What emissions metadata looks like
Emissions metadata should be pragmatic and standardised. Useful attributes include an impact tag indicating expected fuel or CO2 delta for a typical aircraft type, a confidence score that reflects validation status, an applicability window that defines when the attribute is valid, and a provenance record that shows who published the value and when. Keep fields compact and machine friendly so flight planning and performance systems can consume them automatically.
Practical use cases
Planning aware trajectories Airlines can incorporate emissions deltas from AIP published procedures into their trajectory optimisation engines. When an arrival procedure offers lower fuel burn for a given weight and wind profile, dispatchers and on board systems can prioritise it without manual interpretation.
Green flight corridors Authorities can publish corridor constraints and tag them with estimated emissions consequences when used. This helps justify preferential routings for flights that participate in carbon reduction programs.
Performance reporting and verification Signed snapshots that include emissions metadata create auditable evidence for regulators and voluntary carbon schemes. The provenance data supports reporting obligations and third party verification.
How to integrate with AIRAC without breaking discipline
Treat emissions metadata as an additive machine readable layer that does not change the operational meaning of procedures. Plan emissions related updates into AIRAC cycles when they are part of established procedure changes. For tactical efficiency gains consider a parallel operational feed for validated non AIRAC adjustments. Always label the feed type and include clear metadata so downstream consumers know whether a change is planning oriented or approved for immediate operational use.
Validation and governance
Combine deterministic validation with confidence scoring. Validation should enforce coordinate integrity, consistency with associated procedure fields and temporal validity. AI assisted checks can estimate likely emissions impact based on historical performance and external weather or traffic models. High impact tags should require named human approval and produce a validation report that is archived with the signed AIRAC snapshot.

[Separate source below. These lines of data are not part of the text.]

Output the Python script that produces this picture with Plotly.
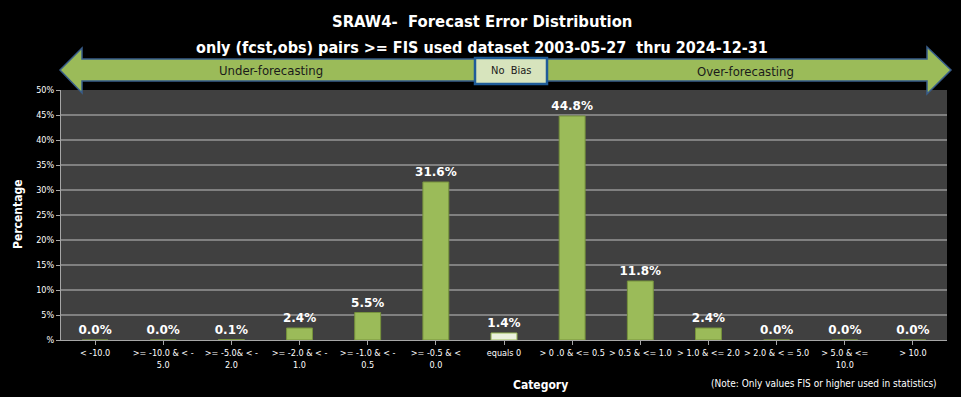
import plotly.graph_objects as go

categories = ["< -10.0", ">= -10.0 & < -<br>5.0", ">= -5.0& < -<br>2.0", ">= -2.0 & < -<br>1.0",
              ">= -1.0 & < -<br>0.5", ">= -0.5 & <<br>0.0", "equals 0", "> 0 .0 & <= 0.5",
              "> 0.5 & <= 1.0", "> 1.0 & <= 2.0", "> 2.0 & < = 5.0", "> 5.0 & <=<br>10.0", "> 10.0"]
values = [0.0, 0.0, 0.1, 2.4, 5.5, 31.6, 1.4, 44.8, 11.8, 2.4, 0.0, 0.0, 0.0]
ytick_vals = [0, 5, 10, 15, 20, 25, 30, 35, 40, 45, 50]
ytick_text = ["%", "5%", "10%", "15%", "20%", "25%", "30%", "35%", "40%", "45%", "50%"]

fill = ["#EBF1DE" if c == "equals 0" else "#9BBB59" for c in categories]
edge = ["#9BBB59" if c == "equals 0" else "#76923C" for c in categories]

fig = go.Figure()
fig.add_bar(x=list(range(len(categories))), y=values, width=0.38,
            marker=dict(color=fill, line=dict(color=edge, width=1)),
            text=[f"<b>{v:.1f}%</b>" for v in values], textposition="outside",
            constraintext="none",
            textfont=dict(family="DejaVu Sans", size=12, color="white"),
            cliponaxis=False)

# layout geometry in pixels -> paper
L, R, T, B = 61, 947, 90, 340
def px(x): return (x - L) / (R - L)
def py(y): return (B - y) / (B - T)

arrow_pts = [(60, 70), (82, 48), (82, 59), (927, 59), (927, 47), (951, 70), (927, 94), (927, 81), (82, 81), (82, 93)]
path = "M " + " L ".join(f"{px(x):.5f},{py(y):.5f}" for x, y in arrow_pts) + " Z"
shapes = [
    dict(type="path", xref="paper", yref="paper", path=path,
         fillcolor="#9BBB59", line=dict(color="#385D8A", width=1.5), layer="above"),
    dict(type="rect", xref="paper", yref="paper", x0=px(475), x1=px(547), y0=py(84), y1=py(58),
         fillcolor="#D7E4BD", line=dict(color="#1F5C99", width=2.5), layer="above"),
]

def ann(text, x, y, size, color="white", **kw):
    return dict(text=text, x=px(x), y=py(y), xref="paper", yref="paper", showarrow=False,
                xanchor="center", yanchor="middle",
                font=dict(family="DejaVu Sans Condensed", size=size, color=color), **kw)

annotations = [
    ann("Under-forecasting", 271, 71, 13, "#1a1a1a"),
    ann("No  Bias", 511, 71, 11, "#1a1a1a"),
    ann("Over-forecasting", 745, 72, 13, "#1a1a1a"),
    ann("(Note: Only values FIS or higher used in statistics)", 824, 383, 10),
    ann("<b>SRAW4-  Forecast Error Distribution</b>", 482, 21, 16.5),
    ann("<b>only (fcst,obs) pairs >= FIS used dataset 2003-05-27  thru 2024-12-31</b>", 482, 47, 16),
    ann("<b>Category</b>", 540, 385, 12),
    ann("<b>Percentage</b>", 18, 215, 12, textangle=-90),
]

fig.update_layout(
    width=961, height=397,
    margin=dict(l=L, r=961 - R, t=T, b=397 - B, autoexpand=False),
    paper_bgcolor="black", plot_bgcolor="#404040",
    showlegend=False,
    shapes=shapes, annotations=annotations,
    xaxis=dict(tickmode="array", tickvals=list(range(len(categories))), ticktext=categories,
               range=[-0.5, len(categories) - 0.5], showgrid=False, zeroline=False, automargin=False,
               showline=True, linecolor="#a6a6a6", ticks="outside", ticklen=4, tickcolor="#a6a6a6",
               tickangle=0,
               tickfont=dict(family="DejaVu Sans Condensed", size=9, color="white")),
    yaxis=dict(range=[0, 50], tickvals=ytick_vals, ticktext=ytick_text, automargin=False,
               showgrid=True, gridcolor="#808080", gridwidth=1.5, zeroline=False,
               showline=True, linecolor="#a6a6a6", ticks="outside", ticklen=4, tickcolor="#a6a6a6",
               tickfont=dict(family="DejaVu Sans Condensed", size=9, color="white")),
)

fig.write_html("out.html", config={"displayModeBar": False},
               post_script="document.body.style.margin='0';document.body.style.background='black';")
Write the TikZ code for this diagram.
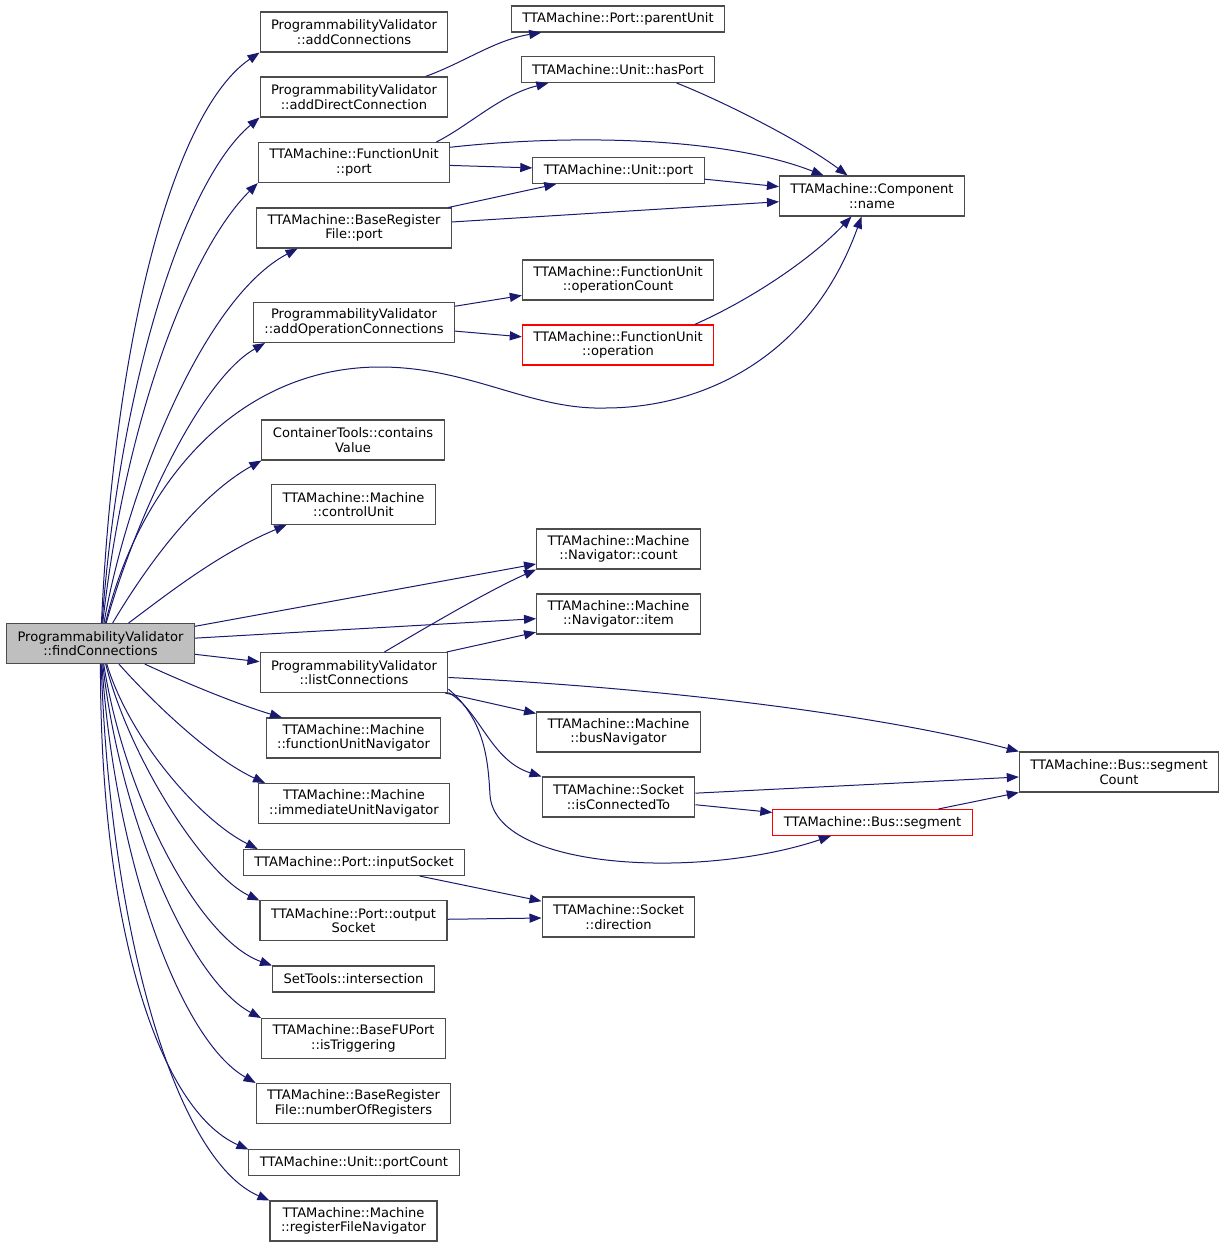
\documentclass[tikz,border=0pt]{standalone}
\usepackage{fontspec}
\newfontfamily\dejavu{DejaVu Sans}
\usetikzlibrary{arrows.meta}
\definecolor{midnight}{HTML}{191970}
\definecolor{rootgrey}{HTML}{BFBFBF}

\begin{document}
\begin{tikzpicture}[x=0.75pt, y=-0.75pt,
		fnbox/.style={draw=black!70, line width=0.8pt, fill=white, align=center, inner xsep=8.25pt, inner ysep=2pt, minimum height=30pt, font=\dejavu\fontsize{9.8}{10.75}\selectfont},
		fnboxone/.style={fnbox, minimum height=19.5pt},
		rootbox/.style={fnbox, fill=rootgrey},
		callline/.style={draw=midnight, line width=0.75pt, -{Triangle[length=9pt,width=6.8pt]}}]
		%%%%% START %%%%%
		
		\path[use as bounding box, fill=white] (0,0) rectangle (1224,1247);
		
		\node[rootbox] (find) at (100.5,643.5) {ProgrammabilityValidator\\::findConnections};
		
		\node[fnbox] (addc) at (354,32) {ProgrammabilityValidator\\::addConnections};
		\node[fnbox] (adddc) at (354,97) {ProgrammabilityValidator\\::addDirectConnection};
		\node[fnbox] (fuport) at (354,162.5) {TTAMachine::FunctionUnit\\::port};
		\node[fnbox] (rfport) at (354,228) {TTAMachine::BaseRegister\\File::port};
		\node[fnbox] (addoc) at (354,322.5) {ProgrammabilityValidator\\::addOperationConnections};
		\node[fnbox] (contains) at (353,440) {ContainerTools::contains\\Value};
		\node[fnbox] (ctrlunit) at (353.5,504.5) {TTAMachine::Machine\\::controlUnit};
		\node[fnbox] (listc) at (354,672.5) {ProgrammabilityValidator\\::listConnections};
		\node[fnbox] (funav) at (353.5,738) {TTAMachine::Machine\\::functionUnitNavigator};
		\node[fnbox] (imnav) at (354,803.5) {TTAMachine::Machine\\::immediateUnitNavigator};
		\node[fnboxone] (insock) at (354,862.5) {TTAMachine::Port::inputSocket};
		\node[fnbox] (outsock) at (353.5,920.5) {TTAMachine::Port::output\\Socket};
		\node[fnboxone] (inter) at (353.5,979) {SetTools::intersection};
		\node[fnbox] (trig) at (353.5,1038.5) {TTAMachine::BaseFUPort\\::isTriggering};
		\node[fnbox] (nregs) at (353.5,1103.5) {TTAMachine::BaseRegister\\File::numberOfRegisters};
		\node[fnboxone] (pcount) at (354,1162.5) {TTAMachine::Unit::portCount};
		\node[fnbox] (rfnav) at (353.5,1221) {TTAMachine::Machine\\::registerFileNavigator};
		
		\node[fnboxone] (parent) at (618,19) {TTAMachine::Port::parentUnit};
		\node[fnboxone] (hasport) at (618,69.5) {TTAMachine::Unit::hasPort};
		\node[fnboxone] (uport) at (618.5,170.5) {TTAMachine::Unit::port};
		\node[fnbox] (opcount) at (618,280) {TTAMachine::FunctionUnit\\::operationCount};
		\node[fnbox, draw=red] (oper) at (618,345) {TTAMachine::FunctionUnit\\::operation};
		\node[fnbox] (navcount) at (618.5,549) {TTAMachine::Machine\\::Navigator::count};
		\node[fnbox] (navitem) at (618.5,614) {TTAMachine::Machine\\::Navigator::item};
		\node[fnbox] (busnav) at (618.5,732) {TTAMachine::Machine\\::busNavigator};
		\node[fnbox] (isconn) at (618.5,797) {TTAMachine::Socket\\::isConnectedTo};
		\node[fnbox] (direction) at (618.5,917) {TTAMachine::Socket\\::direction};
		
		\node[fnbox] (cname) at (872,196) {TTAMachine::Component\\::name};
		\node[fnboxone, draw=red] (segment) at (872.5,822.5) {TTAMachine::Bus::segment};
		\node[fnbox] (segcount) at (1119,772) {TTAMachine::Bus::segment\\Count};
		
		% calls of findConnections
		\draw[callline] (find) .. controls (115,330) and (175,110) .. (addc.south west);
		\draw[callline] (find) .. controls (120,380) and (185,180) .. (adddc.south west);
		\draw[callline] (find) .. controls (125,420) and (190,250) .. (fuport.south west);
		\draw[callline] (find) .. controls (125,500) and (200,300) .. (rfport.200);
		\draw[callline] (find) .. controls (135,520) and (200,380) .. (addoc.193);
		\draw[callline] (find) .. controls (140,480) and (240,367) .. (380,367) .. controls (470,367) and (530,410) .. (605,408) .. controls (700,408) and (810,360) .. (cname.243);
		\draw[callline] (find) .. controls (150,560) and (200,495) .. (contains.south west);
		\draw[callline] (find) .. controls (160,600) and (215,555) .. (ctrlunit.197);
		\draw[callline] (find) -- (navcount);
		\draw[callline] (find) -- (navitem);
		\draw[callline] (find) -- (listc);
		\draw[callline] (find) .. controls (190,685) and (240,705) .. (funav.164);
		\draw[callline] (find) .. controls (160,710) and (215,760) .. (imnav.167);
		\draw[callline] (find) .. controls (130,740) and (200,820) .. (insock.172);
		\draw[callline] (find) .. controls (130,760) and (205,875) .. (outsock.168);
		\draw[callline] (find) .. controls (125,800) and (200,940) .. (inter.north west);
		\draw[callline] (find) .. controls (120,820) and (190,980) .. (trig.north west);
		\draw[callline] (find) .. controls (115,860) and (180,1040) .. (nregs.north west);
		\draw[callline] (find) .. controls (100,930) and (160,1110) .. (pcount.173);
		\draw[callline] (find) .. controls (110,930) and (175,1160) .. (rfnav.north west);
		
		% second level
		\draw[callline] (adddc.16) .. controls (465,62) and (495,40) .. (parent.190);
		\draw[callline] (fuport.14) .. controls (470,125) and (500,95) .. (hasport.191);
		\draw[callline] (fuport.9) .. controls (560,135) and (720,135) .. (cname.157);
		\draw[callline] (fuport) -- (uport);
		\draw[callline] (rfport) -- (uport);
		\draw[callline] (rfport) -- (cname);
		\draw[callline] (hasport.347) .. controls (720,100) and (800,140) .. (cname.140);
		\draw[callline] (uport) -- (cname);
		\draw[callline] (addoc) -- (opcount);
		\draw[callline] (addoc) -- (oper);
		\draw[callline] (oper.15) .. controls (750,300) and (810,260) .. (cname.225);
		\draw[callline] (listc.34) .. controls (430,625) and (490,590) .. (navcount.south west);
		\draw[callline] (listc) -- (navitem);
		\draw[callline] (listc.357) .. controls (700,690) and (900,720) .. (segcount.north west);
		\draw[callline] (listc) -- (busnav);
		\draw[callline] (listc.348) .. controls (480,710) and (490,760) .. (isconn.north west);
		\draw[callline] (listc.350) .. controls (485,720) and (488,760) .. (490,795) .. controls (495,870) and (700,880) .. (segment.198);
		\draw[callline] (isconn) -- (segcount);
		\draw[callline] (isconn) -- (segment);
		\draw[callline] (segment) -- (segcount);
		\draw[callline] (insock) -- (direction);
		\draw[callline] (outsock) -- (direction);
		
		%%%%% END %%%%%
	\end{tikzpicture}
\end{document}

Security, provenance and legal considerations
Signed artifacts and trusted timestamps are essential. Use cryptographic signatures on exports and include the signature metadata in any emissions attribute so downstream consumers can verify integrity and origin. Retain signed snapshots and validation reports for regulatory retention periods. Update contracts with navigation database suppliers and airlines to clarify verification obligations and to define liability boundaries when emissions metadata is consumed for operational optimisation.
Measuring value and KPIs
Focus on measurable outcomes from pilots. Useful indicators include percentage of flights using an emissions optimised trajectory, estimated fuel and CO2 savings for participating flights, reduction in post publication corrections that affect optimisation, and time from approval to availability of emissions metadata on authoritative feeds. Start small and scale once metrics demonstrate clear benefits.
How FlyClim eAIP helps
FlyClim is built to make metadata driven workflows practical. Our eAIP platform treats every AIP module as a versioned object with configurable fields for custom metadata. Platform capabilities that map directly to a carbon aware AIRAC program include structured content models that accept emissions attributes, automated ICAO aligned validation combined with configurable confidence scoring, AIRAC automation with signed snapshots and trusted timestamping, API first distribution and sandbox feeds for downstream verification, and NOTAM integration so temporary operational messages remain consistent with the authoritative record.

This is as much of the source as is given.